# Took my mom and dad fishing.



## gillhunter (Sep 28, 2011)

My parents haven't been able to fish by themselves for a couple of years now and finally decided to sell their boat, a 14' deep v Sea Nymph with a 10 hp Merc that they have had for years. It was gone in a week. They were sad about it so my wife and I decided to make a run back to Indiana over this past weekend and take them fishing. So we hooked up the boat Friday morning and 765 miles later we were there. The weather can be be beautiful there this time of year, but of course it wasn't. We managed to get out between rain showers that lasted all weekend. The cold front that brought the rain made for a really tough bite, but a good time was had by all and we had a fish fry on Saturday night. 
Back in the truck on Monday morning and 765 miles later, mostly in the rain, We were home. The good thing was that the boat towed well and we had no problems.


----------



## DocWatson (Sep 28, 2011)

8)


----------



## BassGeek54 (Sep 28, 2011)

Sorry to hear about the rain but otherwise a nice report and very cool too. =D>


----------



## V8_TITAN (Sep 28, 2011)

thats awesome, I always wanted to take my grandfather fishing but he was too afraid of boats, he could hardly keep his calm in the car if you were driving anything over 50 mph.


----------



## fender66 (Sep 28, 2011)

Great report.

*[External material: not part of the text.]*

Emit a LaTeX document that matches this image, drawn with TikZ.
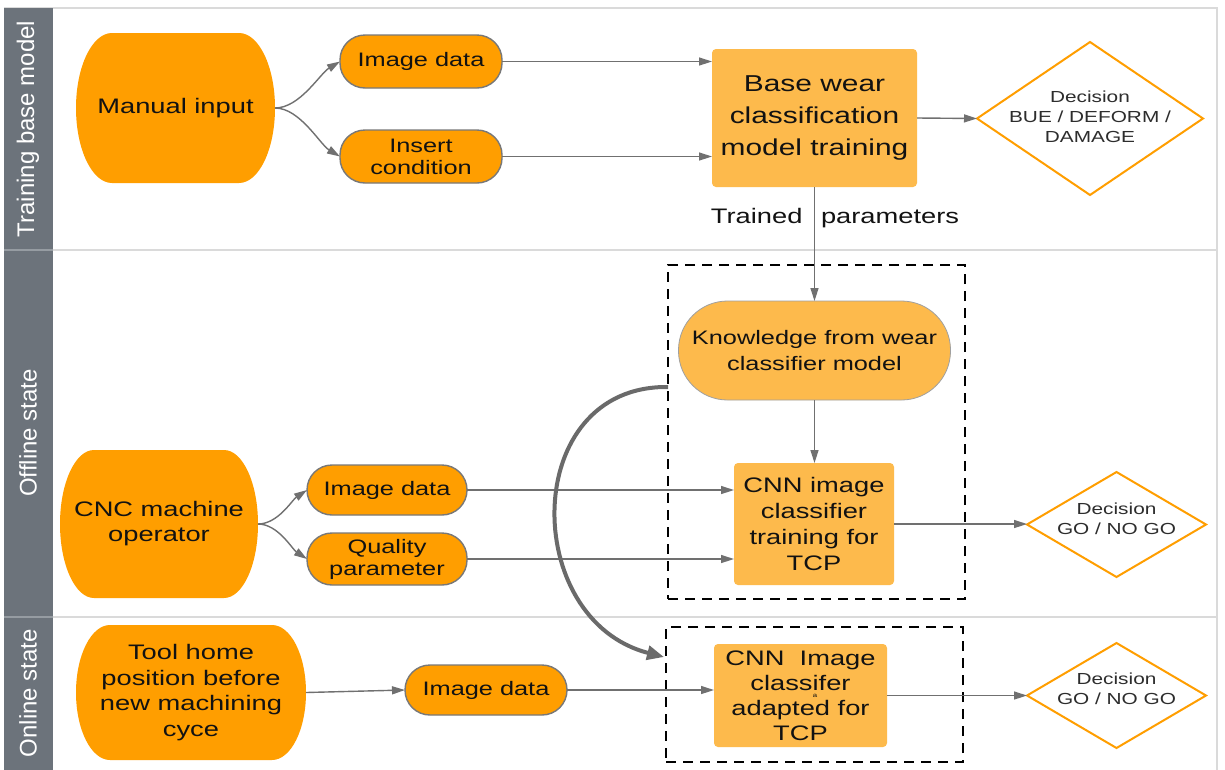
\documentclass[tikz,border=0pt]{standalone}
\usepackage{fontspec}
\setmainfont[FakeStretch=1.3]{Liberation Sans}
\newfontfamily\bandfont{Liberation Sans}
\usetikzlibrary{arrows.meta,calc}

\definecolor{deeporange}{RGB}{255,158,0}
\definecolor{lightorange}{RGB}{253,186,76}
\definecolor{bandgray}{RGB}{108,115,123}
\definecolor{bandsep}{RGB}{150,156,162}
\definecolor{linegray}{RGB}{112,112,112}
\definecolor{pillgray}{RGB}{120,120,120}
\definecolor{framegray}{RGB}{218,218,218}
\definecolor{txt}{RGB}{18,18,18}
\definecolor{dectext}{RGB}{45,45,45}

\pgfdeclarelayer{bg}
\pgfsetlayers{bg,main}

\newcommand\fsz[2]{\fontsize{#1}{#2}\selectfont}
% filled box whose left and right sides are half ellipses
\newcommand\capsulefill[2]{%
  \begin{pgfonlayer}{bg}
    \fill[deeporange,x=1pt,y=1pt]
      let \p1=(#1.south west), \p2=(#1.north east), \n1={(\y2-\y1)/2} in
      (\x1+#2pt,\y1) -- (\x2-#2pt,\y1)
      arc[start angle=-90,end angle=90,x radius=#2pt,y radius=\n1]
      -- (\x1+#2pt,\y2)
      arc[start angle=90,end angle=270,x radius=#2pt,y radius=\n1] -- cycle;
  \end{pgfonlayer}}

\begin{document}
\begin{tikzpicture}[x=1pt,y=-1pt,
  every node/.style={inner sep=0pt, outer sep=0pt, align=center, text=txt},
  tipped/.style={-{Triangle[length=13pt,width=8pt]}},
  link/.style={draw=linegray, line width=1.4pt, tipped},
  bigarc/.style={draw=linegray!95!black, line width=4pt, -{Triangle[length=17pt,width=14pt]}},
  pill/.style={fill=deeporange, draw=pillgray, line width=1.4pt, rounded corners=25pt,
    minimum width=162pt, font=\fsz{19.5}{22}},
  proc/.style={fill=lightorange, rounded corners=4pt},
  decbox/.style={text=dectext, font=\fsz{16}{20}},
  decline/.style={draw=deeporange, line width=2pt},
  dashbox/.style={draw=black, line width=2pt, dash pattern=on 10pt off 7pt},
  band/.style={rotate=90, text=white, font=\bandfont\fsz{24}{28}},
  startbox/.style={font=\fsz{21}{25.5}}
]
\useasboundingbox (0,0) rectangle (1225,769);

% lanes and frame
\begin{pgfonlayer}{bg}
  \fill[white] (0,0) rectangle (1225,769);
  \draw[framegray, line width=1.4pt] (4,8) -- (1217,8) -- (1217,775);
  \fill[bandgray] (4,8) rectangle (53,775);
  \draw[framegray, line width=1.4pt] (53,250) -- (1217,250);
  \draw[framegray, line width=1.4pt] (53,617) -- (1217,617);
  \draw[bandsep, line width=1.2pt] (4,250) -- (53,250);
  \draw[bandsep, line width=1.2pt] (4,617) -- (53,617);
\end{pgfonlayer}

\node[band] (lane1) at (28,129) {Training base model};
\node[band] (lane2) at (28,433) {Offline state};
\node[band] (lane3) at (28,693) {Online state};

% dashed groups
\node[dashbox, minimum width=297pt, minimum height=334pt] (grp1) at (816.5,432) {};
\node[dashbox, minimum width=297pt, minimum height=135pt] (grp2) at (814.5,694.5) {};

% training base model lane
\node[startbox, minimum width=199pt, minimum height=150pt] (mi) at (175.5,108) {Manual input};
\capsulefill{mi}{36}
\node[pill, minimum height=53pt] (img1) at (421,61.5) {Image data};
\node[pill, minimum height=53pt] (ins) at (421,156.5) {Insert\\condition};
\node[proc, minimum width=205pt, minimum height=138pt, font=\fsz{23}{31.7}] (base) at (814.5,118)
  {Base wear\\classification\\model training};
\node[minimum width=226pt, minimum height=153pt] (dec1) at (1090,118.5) {};
\draw[decline] (dec1.north) -- (dec1.east) -- (dec1.south) -- (dec1.west) -- cycle;
\node[decbox] (dec1t) at ($(dec1)+(0,-2)$) {Decision\\BUE / DEFORM /\\DAMAGE};
\node[font=\fsz{21}{25}, anchor=base] (tp) at (835,223) {Trained\hspace{11pt} parameters};

% offline lane
\node[fill=lightorange, draw=pillgray!70, line width=0.8pt, rounded corners=49pt,
  minimum width=272pt, minimum height=99pt, font=\fsz{19.5}{25.7}] (kn) at (814.5,350.5)
  {Knowledge from wear\\classifier model};
\node[proc, minimum width=160pt, minimum height=122pt, font=\fsz{21}{26}] (cnn1) at (814,524)
  {CNN image\\classifier\\training for\\TCP};
\node[startbox, minimum width=198pt, minimum height=148pt, font=\fsz{21}{25}] (cnc) at (159,524)
  {CNC machine\\operator};
\capsulefill{cnc}{34}
\node[pill, minimum width=160pt, minimum height=50pt] (img2) at (387,490) {Image data};
\node[pill, minimum width=160pt, minimum height=52pt] (qual) at (387,559) {Quality\\parameter};
\node[minimum width=179pt, minimum height=105pt] (dec2) at (1116.5,524.5) {};
\draw[decline] (dec2.north) -- (dec2.east) -- (dec2.south) -- (dec2.west) -- cycle;
\node[decbox] (dec2t) at ($(dec2)+(0,-6)$) {Decision\\GO / NO GO};

% online lane
\node[startbox, minimum width=230pt, minimum height=135pt] (tool) at (191,692.5)
  {Tool home\\position before\\new machining\\cyce};
\capsulefill{tool}{34}
\node[pill, minimum height=50pt] (img3) at (486,690) {Image data};
\node[proc, minimum width=173pt, minimum height=103pt, font=\fsz{21}{25}] (cnn2) at (800.5,695.5)
  {CNN\ \ Image\\classifer\\adapted for\\TCP};
\node[font=\fsz{6}{6}] (mark) at (815,696) {a};
\node[minimum width=179pt, minimum height=105pt] (dec3) at (1116.5,695.5) {};
\draw[decline] (dec3.north) -- (dec3.east) -- (dec3.south) -- (dec3.west) -- cycle;
\node[decbox] (dec3t) at ($(dec3)+(0,-7)$) {Decision\\GO / NO GO};

% connectors
\draw[link] (mi.east) .. controls +(25,0) and +(-20,12) .. (img1.west);
\draw[link] (mi.east) .. controls +(25,0) and +(-20,-12) .. (ins.west);
\draw[link] (img1.east) -- (img1.east -| base.west);
\draw[link] (ins.east) -- (ins.east -| base.west);
\draw[link] (base.east) -- (dec1.west);
\draw[link] (base.south) -- (kn.north);
\draw[link] (kn.south) -- (kn.south |- cnn1.north);
\draw[link] (cnc.east) .. controls +(20,0) and +(-15,10) .. (img2.west);
\draw[link] (cnc.east) .. controls +(20,0) and +(-15,-10) .. (qual.west);
\draw[link] (img2.east) -- (img2.east -| cnn1.west);
\draw[link] (qual.east) -- (qual.east -| cnn1.west);
\draw[link] (cnn1.east) -- (cnn1.east -| dec2.west);
\draw[link] (tool.east) -- (img3.west);
\draw[link] (img3.east) -- (img3.east -| cnn2.west);
\draw[link] (cnn2.east) -- (cnn2.east -| dec3.west);

% transfer of the learned knowledge to the online classifier
\coordinate (xfer-start) at (668,387);
\coordinate (xfer-end) at (664,657);
\draw[bigarc] (xfer-start) .. controls (520,385) and (520,620) .. (xfer-end);
\end{tikzpicture}
\end{document}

Keep up those trips as often as possible. You'll never regret a single moment you can spend with your parents.


----------



## Turbo7 (Oct 31, 2011)

YES spend as much time as posable with them and cherish that time.


----------



## Captain Ahab (Nov 1, 2011)

=D> =D> =D> =D>


----------



## Jim (Nov 1, 2011)

Very very cool! =D>


----------



## Brine (Nov 1, 2011)

Awesome gh! =D>


----------



## batman (Nov 1, 2011)

Very nice,looks like you all had a great time.
DanD


----------



## FishingCop (Nov 1, 2011)

Great job  =D> =D> =D>


----------